TASK TO CARRY OUT: All of the data that follows should be retyped exactly, please, except the pictures.

PROVIDED MATERIAL:
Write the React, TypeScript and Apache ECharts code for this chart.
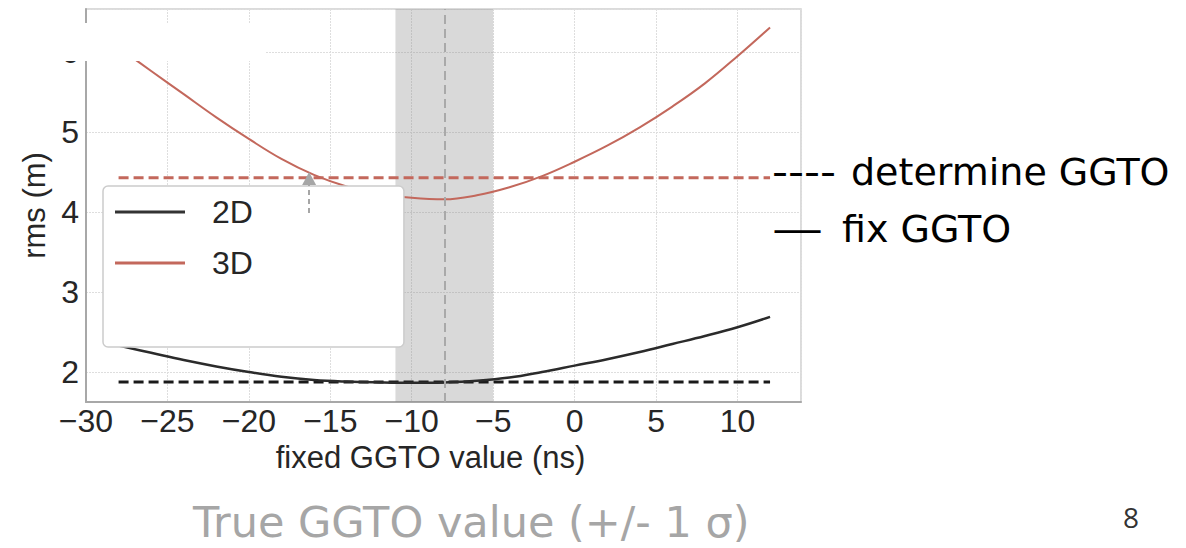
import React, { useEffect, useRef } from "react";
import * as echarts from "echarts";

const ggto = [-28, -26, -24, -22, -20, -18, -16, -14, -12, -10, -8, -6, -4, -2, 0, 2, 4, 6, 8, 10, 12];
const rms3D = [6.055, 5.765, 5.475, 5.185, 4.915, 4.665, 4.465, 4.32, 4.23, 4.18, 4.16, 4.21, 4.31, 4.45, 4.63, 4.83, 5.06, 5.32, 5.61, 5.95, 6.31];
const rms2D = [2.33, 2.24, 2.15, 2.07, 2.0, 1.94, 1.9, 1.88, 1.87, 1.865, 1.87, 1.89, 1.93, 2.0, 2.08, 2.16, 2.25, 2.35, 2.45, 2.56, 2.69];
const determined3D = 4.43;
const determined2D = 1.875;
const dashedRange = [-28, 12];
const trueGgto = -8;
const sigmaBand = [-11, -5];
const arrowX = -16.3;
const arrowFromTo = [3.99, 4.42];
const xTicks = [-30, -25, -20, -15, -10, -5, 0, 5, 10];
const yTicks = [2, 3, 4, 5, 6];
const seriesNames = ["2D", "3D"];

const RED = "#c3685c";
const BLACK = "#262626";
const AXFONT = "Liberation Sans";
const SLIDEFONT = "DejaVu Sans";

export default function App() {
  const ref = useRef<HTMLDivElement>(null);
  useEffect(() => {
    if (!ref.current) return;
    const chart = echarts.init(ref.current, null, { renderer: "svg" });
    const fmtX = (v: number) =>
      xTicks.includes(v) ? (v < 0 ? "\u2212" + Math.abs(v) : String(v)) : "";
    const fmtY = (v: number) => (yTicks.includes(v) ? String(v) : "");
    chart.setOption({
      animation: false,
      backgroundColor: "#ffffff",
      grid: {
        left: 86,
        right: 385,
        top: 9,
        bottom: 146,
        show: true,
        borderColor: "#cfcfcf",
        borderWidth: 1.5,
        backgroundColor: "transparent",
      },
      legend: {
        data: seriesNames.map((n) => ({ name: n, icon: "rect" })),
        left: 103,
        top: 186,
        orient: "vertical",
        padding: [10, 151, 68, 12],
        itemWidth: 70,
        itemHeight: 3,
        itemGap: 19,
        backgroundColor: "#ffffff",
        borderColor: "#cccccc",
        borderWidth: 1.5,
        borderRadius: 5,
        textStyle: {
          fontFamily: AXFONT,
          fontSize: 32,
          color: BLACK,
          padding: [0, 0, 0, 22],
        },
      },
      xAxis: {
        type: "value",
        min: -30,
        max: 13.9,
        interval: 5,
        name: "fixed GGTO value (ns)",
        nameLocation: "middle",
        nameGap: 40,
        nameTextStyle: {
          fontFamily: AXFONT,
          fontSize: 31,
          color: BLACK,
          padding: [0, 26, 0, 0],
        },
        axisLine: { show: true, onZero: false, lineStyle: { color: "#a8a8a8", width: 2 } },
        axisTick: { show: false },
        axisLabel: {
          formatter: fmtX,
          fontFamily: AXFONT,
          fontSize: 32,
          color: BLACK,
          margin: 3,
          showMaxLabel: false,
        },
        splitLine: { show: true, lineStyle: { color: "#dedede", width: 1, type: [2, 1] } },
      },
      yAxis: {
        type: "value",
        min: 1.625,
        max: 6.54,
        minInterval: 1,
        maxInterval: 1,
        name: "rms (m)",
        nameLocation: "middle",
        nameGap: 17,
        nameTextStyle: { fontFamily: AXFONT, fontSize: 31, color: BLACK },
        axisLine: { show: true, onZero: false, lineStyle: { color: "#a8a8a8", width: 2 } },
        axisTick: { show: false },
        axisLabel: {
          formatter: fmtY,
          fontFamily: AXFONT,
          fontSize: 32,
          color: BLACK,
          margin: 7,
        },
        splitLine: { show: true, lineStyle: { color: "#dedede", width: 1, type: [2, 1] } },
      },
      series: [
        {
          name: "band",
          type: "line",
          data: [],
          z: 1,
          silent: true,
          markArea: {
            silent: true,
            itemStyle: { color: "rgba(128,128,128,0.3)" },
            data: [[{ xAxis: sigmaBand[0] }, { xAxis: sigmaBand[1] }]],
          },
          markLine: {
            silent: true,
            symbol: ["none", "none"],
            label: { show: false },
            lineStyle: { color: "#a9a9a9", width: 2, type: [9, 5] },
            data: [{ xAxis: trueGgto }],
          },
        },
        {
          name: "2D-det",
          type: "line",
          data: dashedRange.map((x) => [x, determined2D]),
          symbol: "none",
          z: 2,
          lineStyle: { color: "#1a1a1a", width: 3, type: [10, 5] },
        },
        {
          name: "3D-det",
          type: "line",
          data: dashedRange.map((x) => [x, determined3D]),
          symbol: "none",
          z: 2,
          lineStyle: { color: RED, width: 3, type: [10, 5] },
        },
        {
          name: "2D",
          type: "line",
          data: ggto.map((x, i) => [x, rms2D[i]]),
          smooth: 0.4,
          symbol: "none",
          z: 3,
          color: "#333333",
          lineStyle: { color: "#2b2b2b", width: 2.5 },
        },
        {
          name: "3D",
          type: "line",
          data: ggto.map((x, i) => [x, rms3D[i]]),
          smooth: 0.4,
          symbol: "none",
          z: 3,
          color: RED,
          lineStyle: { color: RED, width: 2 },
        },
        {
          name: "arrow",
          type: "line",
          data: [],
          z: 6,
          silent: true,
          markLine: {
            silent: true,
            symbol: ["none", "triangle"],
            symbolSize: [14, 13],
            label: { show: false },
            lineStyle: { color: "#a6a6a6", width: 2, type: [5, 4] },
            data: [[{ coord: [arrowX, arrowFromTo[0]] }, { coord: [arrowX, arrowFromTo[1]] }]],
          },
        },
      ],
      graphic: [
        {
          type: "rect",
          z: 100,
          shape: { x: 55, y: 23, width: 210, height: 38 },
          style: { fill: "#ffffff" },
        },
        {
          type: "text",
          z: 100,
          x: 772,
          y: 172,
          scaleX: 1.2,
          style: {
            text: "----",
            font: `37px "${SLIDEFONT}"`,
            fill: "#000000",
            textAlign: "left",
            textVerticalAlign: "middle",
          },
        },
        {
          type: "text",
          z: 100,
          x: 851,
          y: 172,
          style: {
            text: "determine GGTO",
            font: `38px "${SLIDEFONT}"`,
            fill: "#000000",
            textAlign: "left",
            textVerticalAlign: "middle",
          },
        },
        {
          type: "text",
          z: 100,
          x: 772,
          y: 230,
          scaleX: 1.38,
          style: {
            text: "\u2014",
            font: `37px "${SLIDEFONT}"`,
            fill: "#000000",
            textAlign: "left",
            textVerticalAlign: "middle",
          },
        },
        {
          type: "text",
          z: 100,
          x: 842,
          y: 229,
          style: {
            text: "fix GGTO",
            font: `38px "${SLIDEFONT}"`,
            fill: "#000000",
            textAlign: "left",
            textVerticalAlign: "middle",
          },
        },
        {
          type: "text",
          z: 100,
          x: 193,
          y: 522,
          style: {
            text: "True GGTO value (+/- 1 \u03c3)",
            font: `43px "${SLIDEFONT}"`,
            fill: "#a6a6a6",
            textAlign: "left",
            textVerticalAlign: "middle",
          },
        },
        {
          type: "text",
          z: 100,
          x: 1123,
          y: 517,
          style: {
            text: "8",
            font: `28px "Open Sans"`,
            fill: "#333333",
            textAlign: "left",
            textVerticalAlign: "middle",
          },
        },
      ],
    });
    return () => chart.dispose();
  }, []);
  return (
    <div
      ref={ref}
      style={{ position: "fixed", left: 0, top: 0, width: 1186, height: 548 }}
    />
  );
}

FINISHED ANSWER:
Write the React, TypeScript and Apache ECharts code for this chart.
import React, { useEffect, useRef } from "react";
import * as echarts from "echarts";

const ggto = [-28, -26, -24, -22, -20, -18, -16, -14, -12, -10, -8, -6, -4, -2, 0, 2, 4, 6, 8, 10, 12];
const rms3D = [6.055, 5.765, 5.475, 5.185, 4.915, 4.665, 4.465, 4.32, 4.23, 4.18, 4.16, 4.21, 4.31, 4.45, 4.63, 4.83, 5.06, 5.32, 5.61, 5.95, 6.31];
const rms2D = [2.33, 2.24, 2.15, 2.07, 2.0, 1.94, 1.9, 1.88, 1.87, 1.865, 1.87, 1.89, 1.93, 2.0, 2.08, 2.16, 2.25, 2.35, 2.45, 2.56, 2.69];
const determined3D = 4.43;
const determined2D = 1.875;
const dashedRange = [-28, 12];
const trueGgto = -8;
const sigmaBand = [-11, -5];
const arrowX = -16.3;
const arrowFromTo = [3.99, 4.42];
const xTicks = [-30, -25, -20, -15, -10, -5, 0, 5, 10];
const yTicks = [2, 3, 4, 5, 6];
const seriesNames = ["2D", "3D"];

const RED = "#c3685c";
const BLACK = "#262626";
const AXFONT = "Liberation Sans";
const SLIDEFONT = "DejaVu Sans";

export default function App() {
  const ref = useRef<HTMLDivElement>(null);
  useEffect(() => {
    if (!ref.current) return;
    const chart = echarts.init(ref.current, null, { renderer: "svg" });
    const fmtX = (v: number) =>
      xTicks.includes(v) ? (v < 0 ? "\u2212" + Math.abs(v) : String(v)) : "";
    const fmtY = (v: number) => (yTicks.includes(v) ? String(v) : "");
    chart.setOption({
      animation: false,
      backgroundColor: "#ffffff",
      grid: {
        left: 86,
        right: 385,
        top: 9,
        bottom: 146,
        show: true,
        borderColor: "#cfcfcf",
        borderWidth: 1.5,
        backgroundColor: "transparent",
      },
      legend: {
        data: seriesNames.map((n) => ({ name: n, icon: "rect" })),
        left: 103,
        top: 186,
        orient: "vertical",
        padding: [10, 151, 68, 12],
        itemWidth: 70,
        itemHeight: 3,
        itemGap: 19,
        backgroundColor: "#ffffff",
        borderColor: "#cccccc",
        borderWidth: 1.5,
        borderRadius: 5,
        textStyle: {
          fontFamily: AXFONT,
          fontSize: 32,
          color: BLACK,
          padding: [0, 0, 0, 22],
        },
      },
      xAxis: {
        type: "value",
        min: -30,
        max: 13.9,
        interval: 5,
        name: "fixed GGTO value (ns)",
        nameLocation: "middle",
        nameGap: 40,
        nameTextStyle: {
          fontFamily: AXFONT,
          fontSize: 31,
          color: BLACK,
          padding: [0, 26, 0, 0],
        },
        axisLine: { show: true, onZero: false, lineStyle: { color: "#a8a8a8", width: 2 } },
        axisTick: { show: false },
        axisLabel: {
          formatter: fmtX,
          fontFamily: AXFONT,
          fontSize: 32,
          color: BLACK,
          margin: 3,
          showMaxLabel: false,
        },
        splitLine: { show: true, lineStyle: { color: "#dedede", width: 1, type: [2, 1] } },
      },
      yAxis: {
        type: "value",
        min: 1.625,
        max: 6.54,
        minInterval: 1,
        maxInterval: 1,
        name: "rms (m)",
        nameLocation: "middle",
        nameGap: 17,
        nameTextStyle: { fontFamily: AXFONT, fontSize: 31, color: BLACK },
        axisLine: { show: true, onZero: false, lineStyle: { color: "#a8a8a8", width: 2 } },
        axisTick: { show: false },
        axisLabel: {
          formatter: fmtY,
          fontFamily: AXFONT,
          fontSize: 32,
          color: BLACK,
          margin: 7,
        },
        splitLine: { show: true, lineStyle: { color: "#dedede", width: 1, type: [2, 1] } },
      },
      series: [
        {
          name: "band",
          type: "line",
          data: [],
          z: 1,
          silent: true,
          markArea: {
            silent: true,
            itemStyle: { color: "rgba(128,128,128,0.3)" },
            data: [[{ xAxis: sigmaBand[0] }, { xAxis: sigmaBand[1] }]],
          },
          markLine: {
            silent: true,
            symbol: ["none", "none"],
            label: { show: false },
            lineStyle: { color: "#a9a9a9", width: 2, type: [9, 5] },
            data: [{ xAxis: trueGgto }],
          },
        },
        {
          name: "2D-det",
          type: "line",
          data: dashedRange.map((x) => [x, determined2D]),
          symbol: "none",
          z: 2,
          lineStyle: { color: "#1a1a1a", width: 3, type: [10, 5] },
        },
        {
          name: "3D-det",
          type: "line",
          data: dashedRange.map((x) => [x, determined3D]),
          symbol: "none",
          z: 2,
          lineStyle: { color: RED, width: 3, type: [10, 5] },
        },
        {
          name: "2D",
          type: "line",
          data: ggto.map((x, i) => [x, rms2D[i]]),
          smooth: 0.4,
          symbol: "none",
          z: 3,
          color: "#333333",
          lineStyle: { color: "#2b2b2b", width: 2.5 },
        },
        {
          name: "3D",
          type: "line",
          data: ggto.map((x, i) => [x, rms3D[i]]),
          smooth: 0.4,
          symbol: "none",
          z: 3,
          color: RED,
          lineStyle: { color: RED, width: 2 },
        },
        {
          name: "arrow",
          type: "line",
          data: [],
          z: 6,
          silent: true,
          markLine: {
            silent: true,
            symbol: ["none", "triangle"],
            symbolSize: [14, 13],
            label: { show: false },
            lineStyle: { color: "#a6a6a6", width: 2, type: [5, 4] },
            data: [[{ coord: [arrowX, arrowFromTo[0]] }, { coord: [arrowX, arrowFromTo[1]] }]],
          },
        },
      ],
      graphic: [
        {
          type: "rect",
          z: 100,
          shape: { x: 55, y: 23, width: 210, height: 38 },
          style: { fill: "#ffffff" },
        },
        {
          type: "text",
          z: 100,
          x: 772,
          y: 172,
          scaleX: 1.2,
          style: {
            text: "----",
            font: `37px "${SLIDEFONT}"`,
            fill: "#000000",
            textAlign: "left",
            textVerticalAlign: "middle",
          },
        },
        {
          type: "text",
          z: 100,
          x: 851,
          y: 172,
          style: {
            text: "determine GGTO",
            font: `38px "${SLIDEFONT}"`,
            fill: "#000000",
            textAlign: "left",
            textVerticalAlign: "middle",
          },
        },
        {
          type: "text",
          z: 100,
          x: 772,
          y: 230,
          scaleX: 1.38,
          style: {
            text: "\u2014",
            font: `37px "${SLIDEFONT}"`,
            fill: "#000000",
            textAlign: "left",
            textVerticalAlign: "middle",
          },
        },
        {
          type: "text",
          z: 100,
          x: 842,
          y: 229,
          style: {
            text: "fix GGTO",
            font: `38px "${SLIDEFONT}"`,
            fill: "#000000",
            textAlign: "left",
            textVerticalAlign: "middle",
          },
        },
        {
          type: "text",
          z: 100,
          x: 193,
          y: 522,
          style: {
            text: "True GGTO value (+/- 1 \u03c3)",
            font: `43px "${SLIDEFONT}"`,
            fill: "#a6a6a6",
            textAlign: "left",
            textVerticalAlign: "middle",
          },
        },
        {
          type: "text",
          z: 100,
          x: 1123,
          y: 517,
          style: {
            text: "8",
            font: `28px "Open Sans"`,
            fill: "#333333",
            textAlign: "left",
            textVerticalAlign: "middle",
          },
        },
      ],
    });
    return () => chart.dispose();
  }, []);
  return (
    <div
      ref={ref}
      style={{ position: "fixed", left: 0, top: 0, width: 1186, height: 548 }}
    />
  );
}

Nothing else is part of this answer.